At the time I didn’t have a book title. I do now. The title – Roads Were Not Built For Cars – popped into my head, naturally enough, when I was cycling. A bunch of cars were parked on the pavement and a bunch more were clogging up the road ahead. “It’s not as though roads were even built for cars,” I mused, and I’m pretty sure my eyebrows must have been knotted and my lips pursed as I was thinking this.
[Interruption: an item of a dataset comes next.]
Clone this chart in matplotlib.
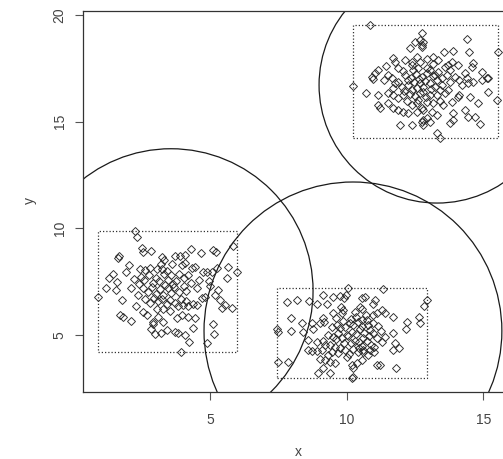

Rewind. I used a couple of words that may need a little explaining. The first is pavement. As my book is about American highway history as well as British, I’ve trained myself to use pavement in its technical sense. When Americans – and British road engineers – talk about pavement, they mean the road, not the, er, sidewalk. Pavement is a colloquialism. The correct, legal term is footway. Mind you, in everyday speech, I continue to use pavement, especially when confusing Americans: “That’s right, in England, bicycles aren’t allowed on the pavement.”
The second word I’d like to draw attention to is revisionism. This isn’t used pejoratively; revisionism is history. Pulitzer Prize winning historian James McPherson, writing for the American Historical Association, said this of revisionism:
There is no single, eternal, and immutable ‘truth’ about past events and their meaning. The unending quest of historians for understanding the past – that is, ‘revisionism’ – is what makes history vital and meaningful.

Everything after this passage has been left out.